Exercise data:
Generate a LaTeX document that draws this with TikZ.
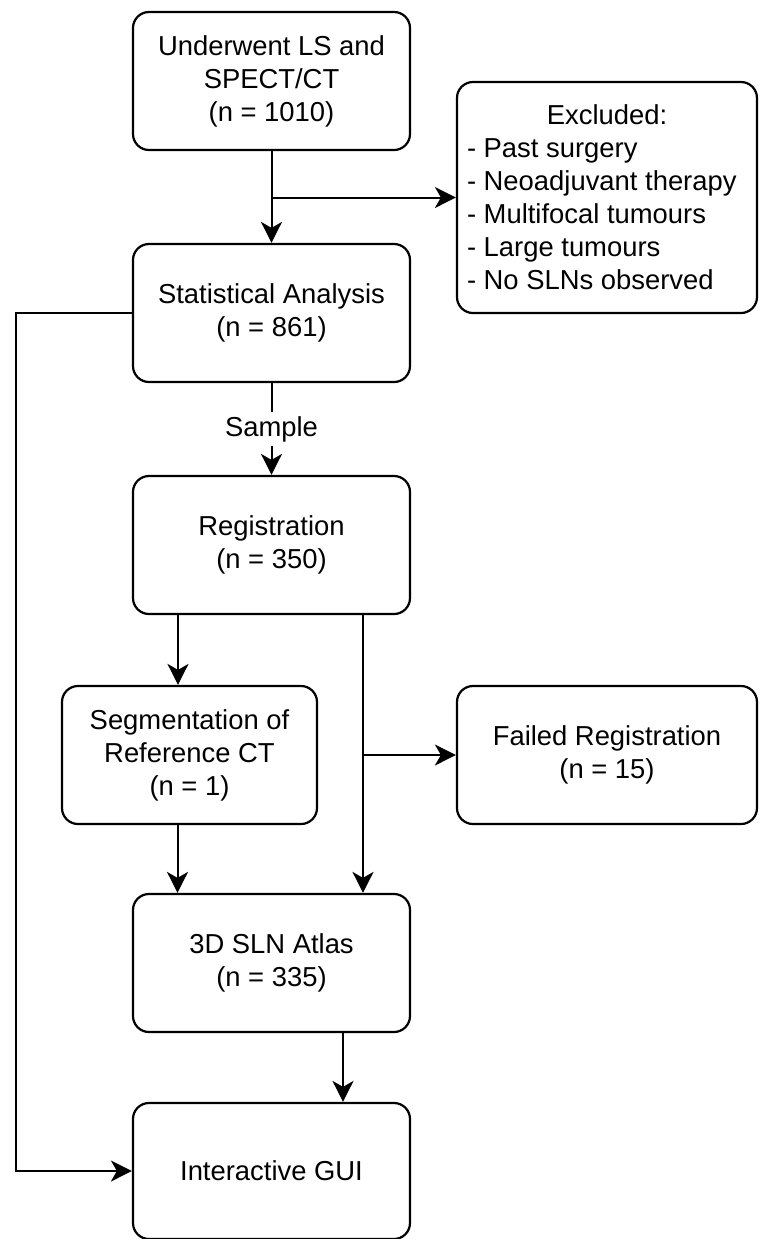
\documentclass[tikz,border=0pt]{standalone}
\usepackage{fontspec}
\setmainfont{Liberation Sans}
\usetikzlibrary{arrows.meta}
\tikzstyle{box}=[draw=black,line width=1.1pt,rounded corners=8pt,align=center,
  minimum width=138.5pt,minimum height=69pt,font=\fontsize{13.7}{16.5}\selectfont]
\tikzstyle{line}=[draw=black,line width=1pt,-{Stealth[length=10.5pt,width=10.5pt,inset=3pt]}]

\begin{document}
\begin{tikzpicture}[x=0.5pt,y=-0.5pt]
          \useasboundingbox (0,0) rectangle (760,1239);
          \node[box] (under) at (271.5,81) {Underwent LS and\\SPECT/CT\\(n = 1010)};
          \node[box,minimum width=150pt,minimum height=115.5pt,align=left,inner xsep=5pt] (excl) at (607,197.5)
            {\makebox[140pt]{Excluded:}\\- Past surgery\\- Neoadjuvant therapy\\- Multifocal tumours\\- Large tumours\\- No SLNs observed};
          \node[box] (stat) at (271.5,313) {Statistical Analysis\\(n = 861)};
          \node[box] (reg) at (271.5,545) {Registration\\(n = 350)};
          \node[box,minimum width=127.5pt] (seg) at (189.5,755) {Segmentation of\\Reference CT\\(n = 1)};
          \node[box,minimum width=150pt] (fail) at (607,755) {Failed Registration\\(n = 15)};
          \node[box] (atlas) at (271.5,963) {3D SLN Atlas\\(n = 335)};
          \node[box,minimum height=68pt] (gui) at (271.5,1171) {Interactive GUI};

          \coordinate (split1) at (under.south |- excl.west);
          \coordinate (leftrail) at (16,313);
          \draw[line] (under) -- (stat);
          \draw[line] (split1) -- (excl.west);
          \draw[line] (stat) -- node[fill=white,inner sep=2pt,font=\fontsize{13.7}{16.5}\selectfont] (sample) {Sample} (reg);
          \draw[line] (stat.west) -- (leftrail) |- (gui.west);
          \draw[line] ([xshift=-46.75pt]reg.south) -- ([xshift=-46.75pt]reg.south |- seg.north);
          \draw[line] ([xshift=45.75pt]reg.south) -- ([xshift=45.75pt]atlas.north);
          \draw[line] ([xshift=45.75pt]reg.south |- fail.west) -- (fail.west);
          \draw[line] ([xshift=-47pt]reg.south |- seg.south) -- ([xshift=-47pt]atlas.north);
          \draw[line] ([xshift=35.75pt]atlas.south) -- ([xshift=35.75pt]gui.north);
        \end{tikzpicture}
\end{document}
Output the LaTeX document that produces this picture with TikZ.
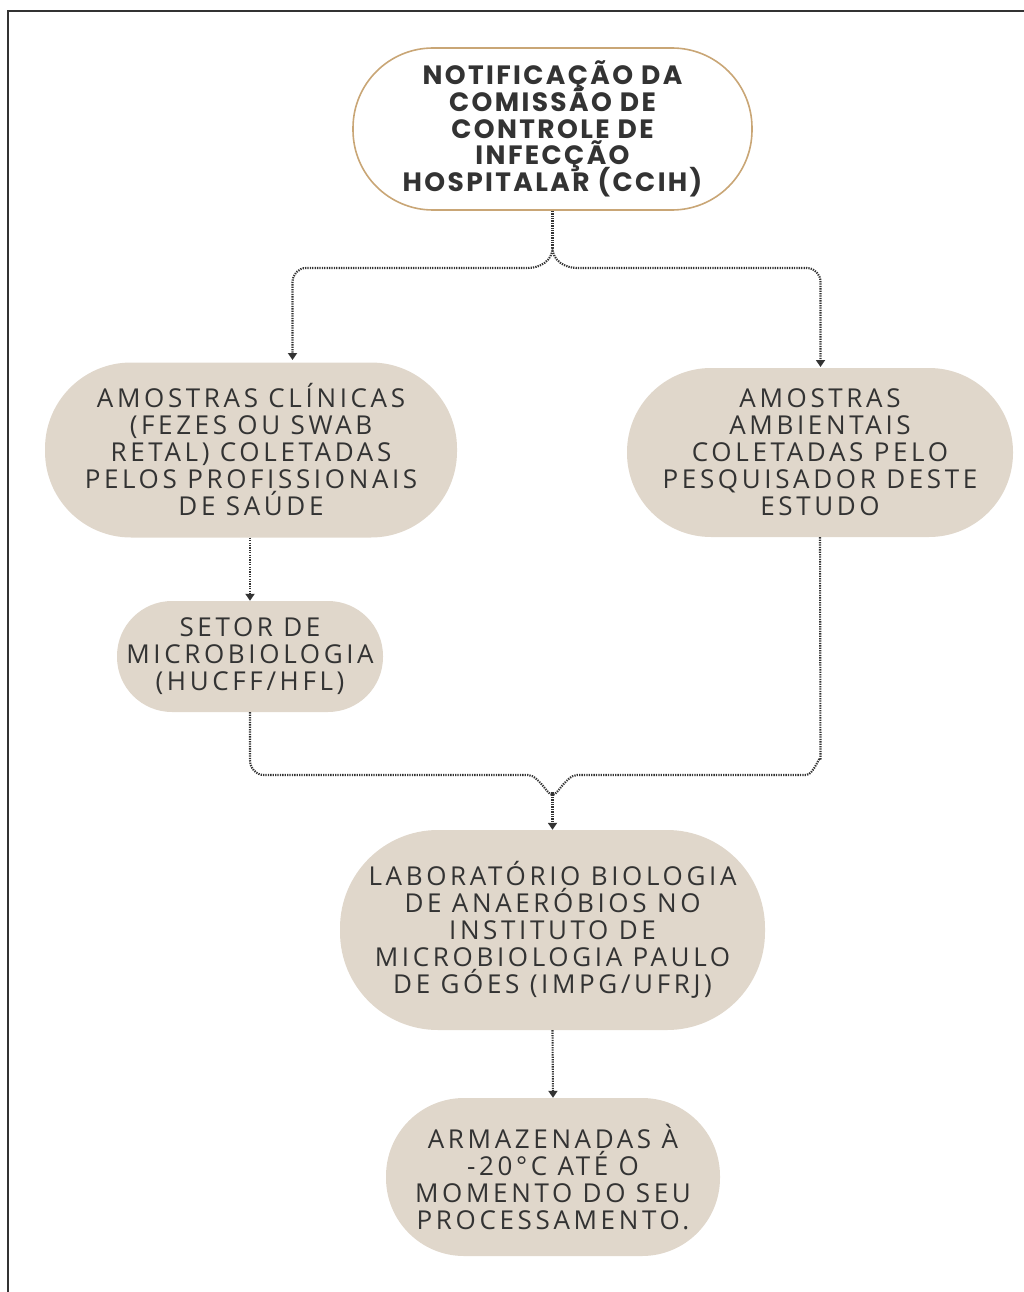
\documentclass[tikz,border=0pt]{standalone}
\usepackage{fontspec}
\setmainfont{Open Sans}[LetterSpace=14]
\newfontfamily\titlefont{Poppins}[LetterSpace=9]
\usetikzlibrary{arrows.meta}
\newcommand\fixlineskip{\lineskiplimit=-100pt\lineskip=0pt\relax}
\AtBeginDocument{\fixlineskip}
\definecolor{boxfill}{HTML}{E0D7CB}
\definecolor{tanline}{HTML}{C9A676}
\definecolor{txt}{HTML}{333333}
\definecolor{conn}{HTML}{333333}
\tikzset{
  pill/.style={shape=rectangle, fill=boxfill, inner sep=0pt, align=center,
    text=txt, font=\fontsize{26}{27}\selectfont,
    execute at begin node=\fixlineskip},
  flow/.style={draw=conn, line width=2.1pt, dash pattern=on 1.3pt off 1.1pt,
    -{Triangle[width=9pt,length=7pt]}},
  flowplain/.style={draw=conn, line width=2.1pt, dash pattern=on 1.3pt off 1.1pt}
}
\begin{document}
\begin{tikzpicture}[x=1pt,y=-1pt]
\useasboundingbox (0,0) rectangle (1024,1292);
\draw[line width=1.4pt, color=black!80] (8,1292) -- (8,11) -- (1024,11);

% boxes
\node[pill, fill=white, draw=tanline, line width=1.6pt, rounded corners=80pt,
  minimum width=399pt, minimum height=162pt,
  font=\titlefont\bfseries\fontsize{26.5}{26.7}\selectfont] (top) at (552.5,129)
  {NOTIFICAÇÃO DA\\COMISSÃO DE\\CONTROLE DE\\INFECÇÃO\\HOSPITALAR (CCIH)};
\node[pill, rounded corners=86pt, minimum width=412pt, minimum height=175pt] (clin) at (251,450)
  {AMOSTRAS CLÍNICAS\\(FEZES OU SWAB\\RETAL) COLETADAS\\PELOS PROFISSIONAIS\\DE SAÚDE};
\node[pill, rounded corners=84pt, minimum width=386pt, minimum height=169pt] (amb) at (820,452.5)
  {AMOSTRAS\\AMBIENTAIS\\COLETADAS PELO\\PESQUISADOR DESTE\\ESTUDO};
\node[pill, rounded corners=55pt, minimum width=266pt, minimum height=111pt] (setor) at (250,656.5)
  {SETOR DE\\MICROBIOLOGIA\\(HUCFF/HFL)};
\node[pill, rounded corners=98pt, minimum width=425pt, minimum height=200pt] (lab) at (552.5,930)
  {LABORATÓRIO BIOLOGIA\\DE ANAERÓBIOS NO\\INSTITUTO DE\\MICROBIOLOGIA PAULO\\DE GÓES (IMPG/UFRJ)};
\node[pill, rounded corners=78pt, minimum width=334pt, minimum height=158pt] (arm) at (553,1177)
  {ARMAZENADAS À\\-20°C ATÉ O\\MOMENTO DO SEU\\PROCESSAMENTO.};

% junction points
\coordinate (split) at (552.5,248);
\coordinate (merge) at (552.5,792);

% connectors
\draw[flowplain] (top.south) -- (split);
\draw[flow] (split) to[out=-90,in=0] (528,268) -- (306,268)
  to[out=180,in=90] (292.5,282) -- (292.5,360);
\draw[flow] (split) to[out=-90,in=180] (577,268) -- (807,268)
  to[out=0,in=90] (820.5,282) -- (820.5,367);
\draw[flow] (clin.south -| setor.north) -- (setor.north);
\draw[flowplain] (setor.south) -- (250,760) to[out=-90,in=180] (264,775) -- (528,775)
  to[out=0,in=-90] (merge);
\draw[flowplain] (amb.south) -- (820.5,760) to[out=90,in=0] (806,775) -- (577,775)
  to[out=180,in=-90] (merge);
\draw[flow] (merge) -- (lab.north);
\draw[flow] (lab.south) -- (arm.north);
\end{tikzpicture}
\end{document}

Challenge:
Copy only the part of the records that runs from the first line to the line with "height=68pt] (gui) at", ends included, leaving pictures out.

Written solution:
Generate a LaTeX document that draws this with TikZ.
\documentclass[tikz,border=0pt]{standalone}
\usepackage{fontspec}
\setmainfont{Liberation Sans}
\usetikzlibrary{arrows.meta}
\tikzstyle{box}=[draw=black,line width=1.1pt,rounded corners=8pt,align=center,
  minimum width=138.5pt,minimum height=69pt,font=\fontsize{13.7}{16.5}\selectfont]
\tikzstyle{line}=[draw=black,line width=1pt,-{Stealth[length=10.5pt,width=10.5pt,inset=3pt]}]

\begin{document}
\begin{tikzpicture}[x=0.5pt,y=-0.5pt]
          \useasboundingbox (0,0) rectangle (760,1239);
          \node[box] (under) at (271.5,81) {Underwent LS and\\SPECT/CT\\(n = 1010)};
          \node[box,minimum width=150pt,minimum height=115.5pt,align=left,inner xsep=5pt] (excl) at (607,197.5)
            {\makebox[140pt]{Excluded:}\\- Past surgery\\- Neoadjuvant therapy\\- Multifocal tumours\\- Large tumours\\- No SLNs observed};
          \node[box] (stat) at (271.5,313) {Statistical Analysis\\(n = 861)};
          \node[box] (reg) at (271.5,545) {Registration\\(n = 350)};
          \node[box,minimum width=127.5pt] (seg) at (189.5,755) {Segmentation of\\Reference CT\\(n = 1)};
          \node[box,minimum width=150pt] (fail) at (607,755) {Failed Registration\\(n = 15)};
          \node[box] (atlas) at (271.5,963) {3D SLN Atlas\\(n = 335)};
          \node[box,minimum height=68pt] (gui) at (271.5,1171) {Interactive GUI};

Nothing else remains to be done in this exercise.